_To do_: Exactly and only the lines from the one containing "Write a web" through the one containing "-0.45, 0.47, 0.11, -1.78, -3.27, 2.01];" belong in your copy. Pictures do not.

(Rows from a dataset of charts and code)
......
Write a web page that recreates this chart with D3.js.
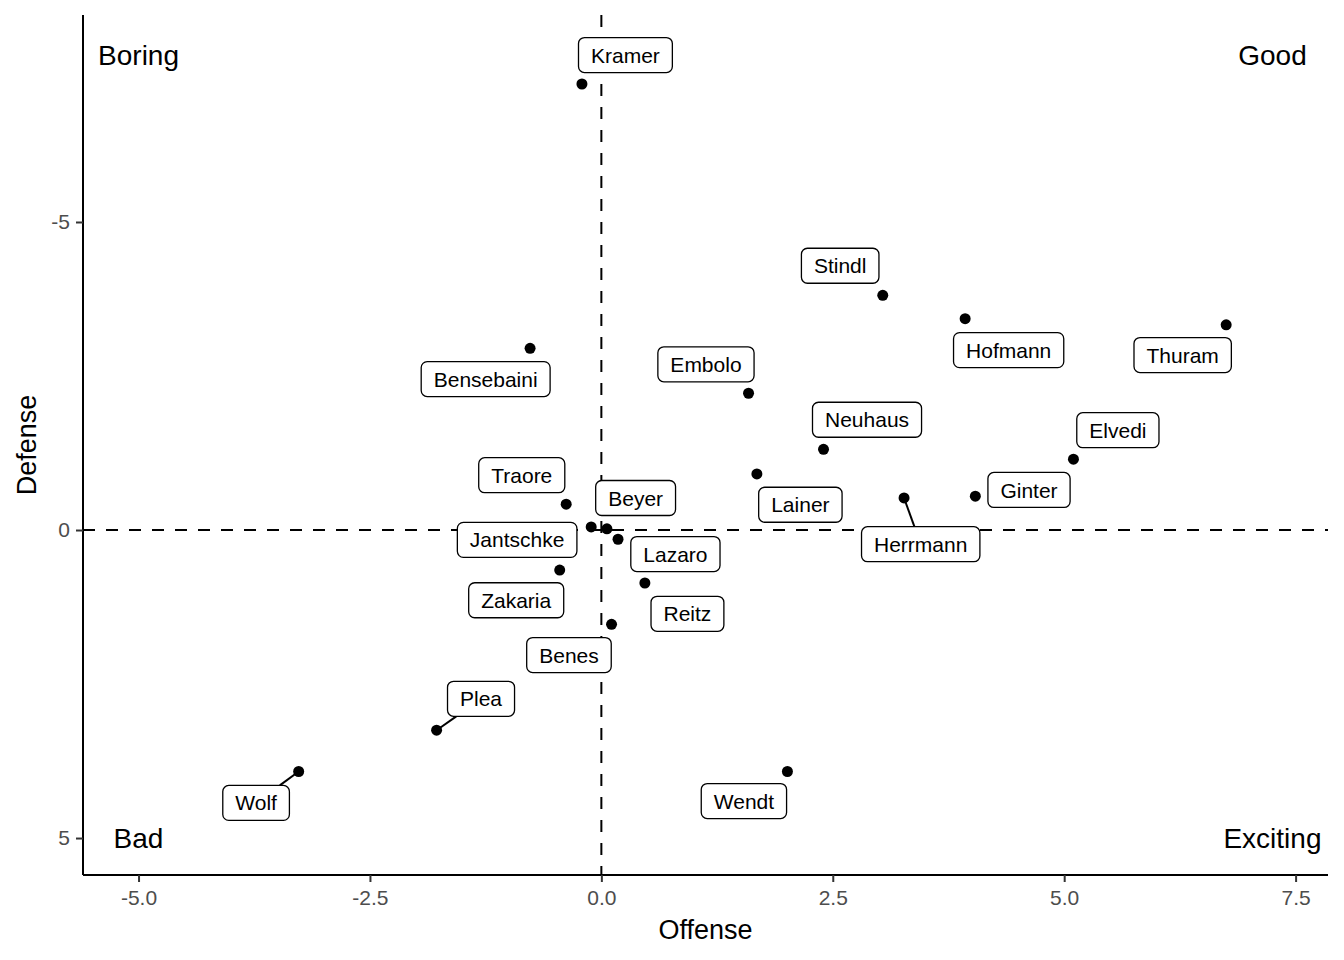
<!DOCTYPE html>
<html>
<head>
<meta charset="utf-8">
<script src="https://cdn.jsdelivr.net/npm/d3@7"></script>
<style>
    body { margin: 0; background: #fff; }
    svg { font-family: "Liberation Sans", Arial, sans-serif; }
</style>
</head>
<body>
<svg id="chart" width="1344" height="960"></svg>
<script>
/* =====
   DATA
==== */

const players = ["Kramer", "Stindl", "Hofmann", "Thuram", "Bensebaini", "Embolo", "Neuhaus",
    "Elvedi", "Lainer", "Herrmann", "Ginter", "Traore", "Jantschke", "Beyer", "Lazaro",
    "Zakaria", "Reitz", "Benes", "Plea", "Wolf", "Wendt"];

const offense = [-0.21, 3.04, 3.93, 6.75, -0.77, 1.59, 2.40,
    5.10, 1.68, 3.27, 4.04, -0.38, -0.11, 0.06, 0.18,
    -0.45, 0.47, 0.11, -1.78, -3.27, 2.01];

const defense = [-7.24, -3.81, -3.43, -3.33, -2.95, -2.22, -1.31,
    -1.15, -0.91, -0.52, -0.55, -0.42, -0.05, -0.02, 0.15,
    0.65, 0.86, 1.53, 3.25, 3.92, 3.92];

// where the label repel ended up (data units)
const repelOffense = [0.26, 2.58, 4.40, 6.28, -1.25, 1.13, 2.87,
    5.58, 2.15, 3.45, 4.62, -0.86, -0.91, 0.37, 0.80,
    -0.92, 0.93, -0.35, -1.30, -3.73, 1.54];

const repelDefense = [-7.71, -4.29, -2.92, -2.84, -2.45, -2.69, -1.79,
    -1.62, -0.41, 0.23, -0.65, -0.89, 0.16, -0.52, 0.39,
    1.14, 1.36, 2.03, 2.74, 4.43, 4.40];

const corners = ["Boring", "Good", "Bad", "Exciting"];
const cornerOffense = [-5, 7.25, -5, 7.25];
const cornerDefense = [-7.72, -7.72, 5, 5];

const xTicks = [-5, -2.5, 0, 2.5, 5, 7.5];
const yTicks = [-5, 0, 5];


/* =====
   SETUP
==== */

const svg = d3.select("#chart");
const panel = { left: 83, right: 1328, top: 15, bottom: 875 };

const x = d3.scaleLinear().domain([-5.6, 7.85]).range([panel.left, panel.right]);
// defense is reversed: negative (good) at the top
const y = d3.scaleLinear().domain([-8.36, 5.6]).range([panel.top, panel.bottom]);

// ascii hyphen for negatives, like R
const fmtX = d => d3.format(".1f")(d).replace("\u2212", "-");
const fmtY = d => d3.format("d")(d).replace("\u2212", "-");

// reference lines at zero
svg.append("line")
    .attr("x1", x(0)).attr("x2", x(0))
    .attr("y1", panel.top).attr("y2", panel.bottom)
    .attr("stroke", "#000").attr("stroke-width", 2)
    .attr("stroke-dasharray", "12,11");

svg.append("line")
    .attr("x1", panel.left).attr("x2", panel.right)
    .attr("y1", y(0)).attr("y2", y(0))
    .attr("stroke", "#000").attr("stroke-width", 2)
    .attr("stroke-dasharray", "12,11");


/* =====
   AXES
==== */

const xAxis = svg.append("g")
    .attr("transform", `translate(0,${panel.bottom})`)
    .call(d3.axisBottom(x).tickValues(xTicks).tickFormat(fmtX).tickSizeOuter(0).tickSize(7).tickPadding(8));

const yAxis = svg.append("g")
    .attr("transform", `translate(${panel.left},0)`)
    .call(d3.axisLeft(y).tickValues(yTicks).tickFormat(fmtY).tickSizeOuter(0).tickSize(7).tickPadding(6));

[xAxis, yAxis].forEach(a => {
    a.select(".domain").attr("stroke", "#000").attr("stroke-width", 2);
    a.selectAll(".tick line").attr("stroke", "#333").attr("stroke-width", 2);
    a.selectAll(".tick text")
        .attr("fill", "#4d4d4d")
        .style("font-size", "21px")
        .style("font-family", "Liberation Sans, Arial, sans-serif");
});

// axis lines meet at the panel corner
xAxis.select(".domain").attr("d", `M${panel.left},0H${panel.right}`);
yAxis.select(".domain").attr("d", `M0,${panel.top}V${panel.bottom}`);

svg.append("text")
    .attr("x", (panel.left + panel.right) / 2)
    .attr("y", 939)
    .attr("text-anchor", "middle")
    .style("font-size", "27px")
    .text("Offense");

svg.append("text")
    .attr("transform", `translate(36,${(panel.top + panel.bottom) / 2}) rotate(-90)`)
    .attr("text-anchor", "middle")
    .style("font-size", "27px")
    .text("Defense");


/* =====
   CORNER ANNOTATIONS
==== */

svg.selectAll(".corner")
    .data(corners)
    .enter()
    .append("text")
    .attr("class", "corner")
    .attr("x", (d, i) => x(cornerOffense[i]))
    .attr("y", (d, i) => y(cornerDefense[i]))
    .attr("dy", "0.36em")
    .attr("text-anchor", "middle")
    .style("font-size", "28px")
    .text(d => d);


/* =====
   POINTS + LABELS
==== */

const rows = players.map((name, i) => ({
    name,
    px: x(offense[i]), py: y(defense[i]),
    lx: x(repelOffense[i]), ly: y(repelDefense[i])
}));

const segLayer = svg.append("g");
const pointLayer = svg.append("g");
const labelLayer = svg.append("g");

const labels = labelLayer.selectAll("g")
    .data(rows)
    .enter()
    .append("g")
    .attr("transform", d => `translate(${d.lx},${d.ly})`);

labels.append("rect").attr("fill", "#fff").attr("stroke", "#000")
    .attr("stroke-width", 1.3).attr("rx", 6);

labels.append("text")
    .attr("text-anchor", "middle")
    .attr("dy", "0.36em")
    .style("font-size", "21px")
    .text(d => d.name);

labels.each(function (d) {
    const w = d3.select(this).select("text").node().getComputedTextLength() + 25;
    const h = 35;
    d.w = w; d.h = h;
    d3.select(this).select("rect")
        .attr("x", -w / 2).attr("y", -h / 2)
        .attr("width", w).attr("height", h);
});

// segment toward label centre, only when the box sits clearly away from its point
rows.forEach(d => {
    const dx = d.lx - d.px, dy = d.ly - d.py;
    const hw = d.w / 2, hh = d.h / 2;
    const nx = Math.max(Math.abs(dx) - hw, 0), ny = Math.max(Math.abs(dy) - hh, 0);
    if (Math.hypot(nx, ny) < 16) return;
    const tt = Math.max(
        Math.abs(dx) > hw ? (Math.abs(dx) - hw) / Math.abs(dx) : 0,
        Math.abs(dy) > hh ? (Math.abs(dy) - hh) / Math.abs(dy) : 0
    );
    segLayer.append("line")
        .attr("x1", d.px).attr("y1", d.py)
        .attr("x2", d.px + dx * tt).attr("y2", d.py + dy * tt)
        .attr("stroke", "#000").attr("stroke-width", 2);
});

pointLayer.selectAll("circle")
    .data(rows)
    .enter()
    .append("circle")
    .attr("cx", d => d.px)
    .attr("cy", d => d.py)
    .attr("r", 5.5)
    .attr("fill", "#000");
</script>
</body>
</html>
......
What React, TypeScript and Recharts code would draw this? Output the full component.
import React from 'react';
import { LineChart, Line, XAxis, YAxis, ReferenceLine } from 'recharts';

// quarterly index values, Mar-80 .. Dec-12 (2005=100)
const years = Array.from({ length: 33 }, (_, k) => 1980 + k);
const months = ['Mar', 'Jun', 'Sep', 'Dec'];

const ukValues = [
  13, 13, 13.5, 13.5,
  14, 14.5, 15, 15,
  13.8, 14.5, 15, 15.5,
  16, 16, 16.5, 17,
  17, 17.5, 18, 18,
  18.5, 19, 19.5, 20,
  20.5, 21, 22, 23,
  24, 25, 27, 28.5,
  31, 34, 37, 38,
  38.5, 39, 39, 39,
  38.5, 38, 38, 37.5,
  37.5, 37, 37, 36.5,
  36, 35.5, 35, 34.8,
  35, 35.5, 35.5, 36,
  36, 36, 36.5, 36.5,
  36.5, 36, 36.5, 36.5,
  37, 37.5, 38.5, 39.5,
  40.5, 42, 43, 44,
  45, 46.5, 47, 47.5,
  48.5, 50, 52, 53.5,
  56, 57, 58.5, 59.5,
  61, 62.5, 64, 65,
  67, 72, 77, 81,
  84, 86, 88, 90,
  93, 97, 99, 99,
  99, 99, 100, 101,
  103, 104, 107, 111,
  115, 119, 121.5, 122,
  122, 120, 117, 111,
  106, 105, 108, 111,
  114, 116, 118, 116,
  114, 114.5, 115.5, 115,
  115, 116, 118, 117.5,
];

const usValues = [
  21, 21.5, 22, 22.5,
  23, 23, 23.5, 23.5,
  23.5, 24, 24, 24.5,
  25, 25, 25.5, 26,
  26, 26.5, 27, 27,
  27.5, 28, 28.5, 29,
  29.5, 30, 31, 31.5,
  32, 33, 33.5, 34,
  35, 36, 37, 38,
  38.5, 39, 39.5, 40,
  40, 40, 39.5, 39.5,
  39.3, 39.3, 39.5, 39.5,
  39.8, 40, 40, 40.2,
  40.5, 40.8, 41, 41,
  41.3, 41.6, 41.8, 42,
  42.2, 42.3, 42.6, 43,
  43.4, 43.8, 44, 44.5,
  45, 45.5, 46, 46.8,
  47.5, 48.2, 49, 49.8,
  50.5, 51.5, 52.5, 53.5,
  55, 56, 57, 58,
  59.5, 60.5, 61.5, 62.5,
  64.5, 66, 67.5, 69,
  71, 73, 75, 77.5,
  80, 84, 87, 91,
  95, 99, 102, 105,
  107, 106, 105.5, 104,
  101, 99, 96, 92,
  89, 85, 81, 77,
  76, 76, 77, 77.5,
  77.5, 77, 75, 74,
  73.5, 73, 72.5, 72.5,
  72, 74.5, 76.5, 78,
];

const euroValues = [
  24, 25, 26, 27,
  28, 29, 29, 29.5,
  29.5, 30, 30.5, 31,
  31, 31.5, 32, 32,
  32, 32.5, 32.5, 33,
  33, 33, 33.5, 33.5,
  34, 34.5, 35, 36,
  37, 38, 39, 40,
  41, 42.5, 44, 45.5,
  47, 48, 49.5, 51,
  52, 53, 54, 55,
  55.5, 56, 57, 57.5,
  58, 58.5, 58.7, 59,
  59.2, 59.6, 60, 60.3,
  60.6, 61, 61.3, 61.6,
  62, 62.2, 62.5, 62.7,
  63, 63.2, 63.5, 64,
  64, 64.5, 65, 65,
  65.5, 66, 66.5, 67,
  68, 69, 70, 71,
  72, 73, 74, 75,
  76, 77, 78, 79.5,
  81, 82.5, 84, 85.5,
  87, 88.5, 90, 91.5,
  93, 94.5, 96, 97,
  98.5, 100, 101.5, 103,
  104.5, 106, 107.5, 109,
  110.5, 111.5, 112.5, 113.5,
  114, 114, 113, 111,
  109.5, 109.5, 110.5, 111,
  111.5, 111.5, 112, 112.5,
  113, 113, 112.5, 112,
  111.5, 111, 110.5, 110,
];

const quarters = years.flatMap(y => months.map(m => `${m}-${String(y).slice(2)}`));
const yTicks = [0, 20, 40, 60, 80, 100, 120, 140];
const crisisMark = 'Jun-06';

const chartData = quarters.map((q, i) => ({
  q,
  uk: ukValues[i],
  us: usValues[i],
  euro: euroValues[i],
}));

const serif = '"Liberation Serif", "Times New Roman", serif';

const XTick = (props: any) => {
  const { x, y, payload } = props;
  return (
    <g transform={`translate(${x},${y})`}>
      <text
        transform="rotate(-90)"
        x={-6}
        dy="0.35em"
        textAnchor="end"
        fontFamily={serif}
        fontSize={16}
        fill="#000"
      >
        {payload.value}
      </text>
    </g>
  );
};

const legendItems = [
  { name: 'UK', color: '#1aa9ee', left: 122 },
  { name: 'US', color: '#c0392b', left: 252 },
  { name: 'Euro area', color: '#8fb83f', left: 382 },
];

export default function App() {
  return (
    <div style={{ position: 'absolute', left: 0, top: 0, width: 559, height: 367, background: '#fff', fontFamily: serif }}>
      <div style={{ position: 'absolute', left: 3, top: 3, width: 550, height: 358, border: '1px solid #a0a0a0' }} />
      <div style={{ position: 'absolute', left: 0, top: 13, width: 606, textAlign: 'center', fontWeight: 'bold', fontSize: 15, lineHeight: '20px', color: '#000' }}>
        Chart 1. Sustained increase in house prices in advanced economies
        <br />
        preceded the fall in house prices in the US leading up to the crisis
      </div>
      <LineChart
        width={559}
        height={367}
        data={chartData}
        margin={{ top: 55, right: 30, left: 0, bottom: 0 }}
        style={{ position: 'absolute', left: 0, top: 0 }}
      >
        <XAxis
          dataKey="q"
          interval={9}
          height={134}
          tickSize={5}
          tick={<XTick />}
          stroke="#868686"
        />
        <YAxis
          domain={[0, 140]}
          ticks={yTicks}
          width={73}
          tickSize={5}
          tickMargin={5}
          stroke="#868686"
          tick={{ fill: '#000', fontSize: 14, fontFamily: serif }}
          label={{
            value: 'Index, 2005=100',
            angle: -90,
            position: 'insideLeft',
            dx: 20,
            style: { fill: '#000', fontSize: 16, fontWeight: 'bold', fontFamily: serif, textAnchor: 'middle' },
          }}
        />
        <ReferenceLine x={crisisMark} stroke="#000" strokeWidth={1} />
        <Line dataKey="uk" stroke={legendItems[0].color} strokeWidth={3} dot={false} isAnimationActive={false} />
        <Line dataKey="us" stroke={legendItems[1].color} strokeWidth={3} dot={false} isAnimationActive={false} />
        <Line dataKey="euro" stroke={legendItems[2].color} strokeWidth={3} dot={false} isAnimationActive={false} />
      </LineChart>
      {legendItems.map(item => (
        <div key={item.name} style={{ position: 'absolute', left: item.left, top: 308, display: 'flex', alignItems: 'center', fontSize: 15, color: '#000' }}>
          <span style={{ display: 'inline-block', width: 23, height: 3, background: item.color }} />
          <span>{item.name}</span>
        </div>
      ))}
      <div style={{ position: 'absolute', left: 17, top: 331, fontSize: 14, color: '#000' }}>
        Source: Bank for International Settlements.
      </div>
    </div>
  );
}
......
_Solution_:
Write a web page that recreates this chart with D3.js.
<!DOCTYPE html>
<html>
<head>
<meta charset="utf-8">
<script src="https://cdn.jsdelivr.net/npm/d3@7"></script>
<style>
    body { margin: 0; background: #fff; }
    svg { font-family: "Liberation Sans", Arial, sans-serif; }
</style>
</head>
<body>
<svg id="chart" width="1344" height="960"></svg>
<script>
/* =====
   DATA
==== */

const players = ["Kramer", "Stindl", "Hofmann", "Thuram", "Bensebaini", "Embolo", "Neuhaus",
    "Elvedi", "Lainer", "Herrmann", "Ginter", "Traore", "Jantschke", "Beyer", "Lazaro",
    "Zakaria", "Reitz", "Benes", "Plea", "Wolf", "Wendt"];

const offense = [-0.21, 3.04, 3.93, 6.75, -0.77, 1.59, 2.40,
    5.10, 1.68, 3.27, 4.04, -0.38, -0.11, 0.06, 0.18,
    -0.45, 0.47, 0.11, -1.78, -3.27, 2.01];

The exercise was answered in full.